• _Stated goal_
Restate word for word the lines that begin the listing and end with the line holding "[250840,9],[250860,8],[251760,8]];".
##########
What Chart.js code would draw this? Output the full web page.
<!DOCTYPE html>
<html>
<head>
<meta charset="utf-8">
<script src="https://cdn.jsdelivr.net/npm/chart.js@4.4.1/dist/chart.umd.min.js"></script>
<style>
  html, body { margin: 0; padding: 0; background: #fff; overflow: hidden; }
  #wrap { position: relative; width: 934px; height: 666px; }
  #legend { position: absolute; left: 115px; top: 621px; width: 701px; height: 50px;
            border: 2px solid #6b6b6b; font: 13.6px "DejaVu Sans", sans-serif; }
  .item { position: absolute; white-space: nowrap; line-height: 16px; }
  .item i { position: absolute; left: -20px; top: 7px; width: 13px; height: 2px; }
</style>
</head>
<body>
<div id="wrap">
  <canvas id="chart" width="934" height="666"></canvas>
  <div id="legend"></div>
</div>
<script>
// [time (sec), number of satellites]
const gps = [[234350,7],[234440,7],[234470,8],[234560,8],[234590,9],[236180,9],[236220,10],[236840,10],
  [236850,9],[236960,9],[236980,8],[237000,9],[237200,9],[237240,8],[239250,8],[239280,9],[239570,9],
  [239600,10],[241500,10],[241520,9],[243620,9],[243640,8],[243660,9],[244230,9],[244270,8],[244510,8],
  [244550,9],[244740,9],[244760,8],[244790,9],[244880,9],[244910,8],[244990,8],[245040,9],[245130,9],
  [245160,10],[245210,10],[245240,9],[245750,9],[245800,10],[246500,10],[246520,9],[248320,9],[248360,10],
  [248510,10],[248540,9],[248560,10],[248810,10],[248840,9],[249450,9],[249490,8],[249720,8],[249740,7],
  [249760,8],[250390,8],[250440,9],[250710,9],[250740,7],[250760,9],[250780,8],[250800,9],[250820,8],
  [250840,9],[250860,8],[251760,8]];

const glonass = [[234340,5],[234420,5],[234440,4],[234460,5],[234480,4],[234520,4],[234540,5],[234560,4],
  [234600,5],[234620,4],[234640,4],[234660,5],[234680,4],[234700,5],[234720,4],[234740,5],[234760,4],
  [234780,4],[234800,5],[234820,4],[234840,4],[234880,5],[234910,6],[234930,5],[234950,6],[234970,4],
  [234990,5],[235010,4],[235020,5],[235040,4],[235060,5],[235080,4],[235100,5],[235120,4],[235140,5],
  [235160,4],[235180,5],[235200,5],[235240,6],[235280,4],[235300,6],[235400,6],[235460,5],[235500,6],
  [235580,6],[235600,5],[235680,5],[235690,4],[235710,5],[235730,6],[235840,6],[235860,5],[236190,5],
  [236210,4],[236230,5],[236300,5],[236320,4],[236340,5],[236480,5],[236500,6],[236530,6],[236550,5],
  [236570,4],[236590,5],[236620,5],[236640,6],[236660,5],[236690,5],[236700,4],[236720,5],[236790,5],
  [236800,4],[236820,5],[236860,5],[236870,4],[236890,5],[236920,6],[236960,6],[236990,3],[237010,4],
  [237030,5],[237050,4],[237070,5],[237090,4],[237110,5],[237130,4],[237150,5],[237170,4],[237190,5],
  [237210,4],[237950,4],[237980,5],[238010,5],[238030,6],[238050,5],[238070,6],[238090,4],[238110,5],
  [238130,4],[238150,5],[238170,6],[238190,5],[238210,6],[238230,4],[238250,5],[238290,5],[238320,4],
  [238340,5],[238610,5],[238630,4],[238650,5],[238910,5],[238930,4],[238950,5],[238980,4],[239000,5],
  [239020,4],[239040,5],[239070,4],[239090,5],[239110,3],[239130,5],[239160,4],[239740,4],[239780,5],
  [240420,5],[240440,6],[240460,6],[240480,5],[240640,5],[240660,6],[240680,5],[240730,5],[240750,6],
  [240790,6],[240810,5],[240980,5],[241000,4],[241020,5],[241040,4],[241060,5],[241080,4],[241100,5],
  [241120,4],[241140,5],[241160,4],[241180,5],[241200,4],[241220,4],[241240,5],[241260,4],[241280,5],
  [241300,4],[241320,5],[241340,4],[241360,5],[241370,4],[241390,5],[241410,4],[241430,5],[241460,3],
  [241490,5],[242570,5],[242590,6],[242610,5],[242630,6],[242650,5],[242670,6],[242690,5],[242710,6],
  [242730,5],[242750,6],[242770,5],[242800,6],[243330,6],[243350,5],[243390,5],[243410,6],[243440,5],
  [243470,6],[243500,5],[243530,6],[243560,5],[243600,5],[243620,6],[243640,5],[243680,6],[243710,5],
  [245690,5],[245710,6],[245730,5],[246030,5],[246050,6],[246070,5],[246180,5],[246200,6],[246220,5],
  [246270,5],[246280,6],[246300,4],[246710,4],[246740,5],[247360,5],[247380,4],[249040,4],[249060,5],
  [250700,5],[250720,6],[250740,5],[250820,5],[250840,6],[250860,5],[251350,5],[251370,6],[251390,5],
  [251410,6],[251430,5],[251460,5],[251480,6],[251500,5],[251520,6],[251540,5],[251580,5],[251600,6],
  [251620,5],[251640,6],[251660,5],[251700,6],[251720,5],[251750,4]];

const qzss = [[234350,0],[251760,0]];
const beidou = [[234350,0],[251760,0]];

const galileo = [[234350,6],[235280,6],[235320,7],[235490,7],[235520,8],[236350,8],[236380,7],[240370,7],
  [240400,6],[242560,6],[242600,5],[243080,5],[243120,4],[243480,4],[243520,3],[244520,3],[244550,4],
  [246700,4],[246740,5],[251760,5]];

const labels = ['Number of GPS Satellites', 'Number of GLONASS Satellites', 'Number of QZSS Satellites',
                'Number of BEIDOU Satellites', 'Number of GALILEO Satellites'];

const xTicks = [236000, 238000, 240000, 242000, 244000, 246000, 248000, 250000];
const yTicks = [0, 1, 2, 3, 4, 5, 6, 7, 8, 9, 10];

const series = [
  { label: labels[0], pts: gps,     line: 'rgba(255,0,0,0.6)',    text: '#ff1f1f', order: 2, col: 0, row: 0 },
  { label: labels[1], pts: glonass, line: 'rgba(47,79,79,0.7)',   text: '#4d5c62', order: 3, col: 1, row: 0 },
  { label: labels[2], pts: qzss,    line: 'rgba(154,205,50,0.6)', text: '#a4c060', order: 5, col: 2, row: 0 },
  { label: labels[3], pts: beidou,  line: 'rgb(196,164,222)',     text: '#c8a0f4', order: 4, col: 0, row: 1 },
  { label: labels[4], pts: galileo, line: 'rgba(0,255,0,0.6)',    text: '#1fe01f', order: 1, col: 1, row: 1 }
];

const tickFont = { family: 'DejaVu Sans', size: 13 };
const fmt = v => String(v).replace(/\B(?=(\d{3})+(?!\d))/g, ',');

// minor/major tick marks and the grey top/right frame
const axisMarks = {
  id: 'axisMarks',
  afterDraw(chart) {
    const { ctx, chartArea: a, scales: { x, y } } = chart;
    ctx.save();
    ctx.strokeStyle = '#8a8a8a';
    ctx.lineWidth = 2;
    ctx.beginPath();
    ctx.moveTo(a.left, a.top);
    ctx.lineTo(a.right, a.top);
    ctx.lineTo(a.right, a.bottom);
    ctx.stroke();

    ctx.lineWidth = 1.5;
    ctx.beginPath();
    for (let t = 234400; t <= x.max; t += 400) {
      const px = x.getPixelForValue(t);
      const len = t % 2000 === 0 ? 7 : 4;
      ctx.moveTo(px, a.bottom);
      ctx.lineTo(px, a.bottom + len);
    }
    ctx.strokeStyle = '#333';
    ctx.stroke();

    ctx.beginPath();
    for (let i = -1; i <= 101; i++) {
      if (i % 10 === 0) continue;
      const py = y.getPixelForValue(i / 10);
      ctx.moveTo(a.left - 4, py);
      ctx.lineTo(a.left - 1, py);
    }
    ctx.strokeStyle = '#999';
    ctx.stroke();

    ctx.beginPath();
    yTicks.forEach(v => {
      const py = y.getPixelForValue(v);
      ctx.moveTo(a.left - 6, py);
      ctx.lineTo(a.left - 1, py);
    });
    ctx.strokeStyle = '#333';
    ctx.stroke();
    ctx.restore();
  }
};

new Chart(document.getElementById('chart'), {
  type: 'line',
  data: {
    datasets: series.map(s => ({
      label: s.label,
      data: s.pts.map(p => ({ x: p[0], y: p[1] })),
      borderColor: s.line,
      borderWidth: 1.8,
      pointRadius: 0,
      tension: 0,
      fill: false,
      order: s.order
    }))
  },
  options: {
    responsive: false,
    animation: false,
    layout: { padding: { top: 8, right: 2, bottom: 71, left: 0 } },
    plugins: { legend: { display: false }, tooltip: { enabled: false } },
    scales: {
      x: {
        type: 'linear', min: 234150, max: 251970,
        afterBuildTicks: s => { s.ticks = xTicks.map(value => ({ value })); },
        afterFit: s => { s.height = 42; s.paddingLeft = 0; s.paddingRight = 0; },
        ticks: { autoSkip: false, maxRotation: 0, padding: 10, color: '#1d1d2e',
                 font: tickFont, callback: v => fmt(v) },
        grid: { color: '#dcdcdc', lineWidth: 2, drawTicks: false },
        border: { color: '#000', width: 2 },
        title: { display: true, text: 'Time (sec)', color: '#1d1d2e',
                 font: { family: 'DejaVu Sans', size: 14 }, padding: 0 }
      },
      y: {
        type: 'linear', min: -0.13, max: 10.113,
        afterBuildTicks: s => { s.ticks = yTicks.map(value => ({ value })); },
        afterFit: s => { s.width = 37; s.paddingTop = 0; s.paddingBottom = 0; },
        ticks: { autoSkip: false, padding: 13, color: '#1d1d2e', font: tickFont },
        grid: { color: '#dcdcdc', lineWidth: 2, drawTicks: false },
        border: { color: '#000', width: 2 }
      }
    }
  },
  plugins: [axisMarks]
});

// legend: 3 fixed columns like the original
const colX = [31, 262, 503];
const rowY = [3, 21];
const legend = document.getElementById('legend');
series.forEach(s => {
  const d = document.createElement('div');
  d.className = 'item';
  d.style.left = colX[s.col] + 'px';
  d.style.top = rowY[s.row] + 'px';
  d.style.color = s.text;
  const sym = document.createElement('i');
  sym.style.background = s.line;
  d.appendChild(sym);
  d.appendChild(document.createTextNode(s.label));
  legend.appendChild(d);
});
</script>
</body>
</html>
##########
• _The answer_
What Chart.js code would draw this? Output the full web page.
<!DOCTYPE html>
<html>
<head>
<meta charset="utf-8">
<script src="https://cdn.jsdelivr.net/npm/chart.js@4.4.1/dist/chart.umd.min.js"></script>
<style>
  html, body { margin: 0; padding: 0; background: #fff; overflow: hidden; }
  #wrap { position: relative; width: 934px; height: 666px; }
  #legend { position: absolute; left: 115px; top: 621px; width: 701px; height: 50px;
            border: 2px solid #6b6b6b; font: 13.6px "DejaVu Sans", sans-serif; }
  .item { position: absolute; white-space: nowrap; line-height: 16px; }
  .item i { position: absolute; left: -20px; top: 7px; width: 13px; height: 2px; }
</style>
</head>
<body>
<div id="wrap">
  <canvas id="chart" width="934" height="666"></canvas>
  <div id="legend"></div>
</div>
<script>
// [time (sec), number of satellites]
const gps = [[234350,7],[234440,7],[234470,8],[234560,8],[234590,9],[236180,9],[236220,10],[236840,10],
  [236850,9],[236960,9],[236980,8],[237000,9],[237200,9],[237240,8],[239250,8],[239280,9],[239570,9],
  [239600,10],[241500,10],[241520,9],[243620,9],[243640,8],[243660,9],[244230,9],[244270,8],[244510,8],
  [244550,9],[244740,9],[244760,8],[244790,9],[244880,9],[244910,8],[244990,8],[245040,9],[245130,9],
  [245160,10],[245210,10],[245240,9],[245750,9],[245800,10],[246500,10],[246520,9],[248320,9],[248360,10],
  [248510,10],[248540,9],[248560,10],[248810,10],[248840,9],[249450,9],[249490,8],[249720,8],[249740,7],
  [249760,8],[250390,8],[250440,9],[250710,9],[250740,7],[250760,9],[250780,8],[250800,9],[250820,8],
  [250840,9],[250860,8],[251760,8]];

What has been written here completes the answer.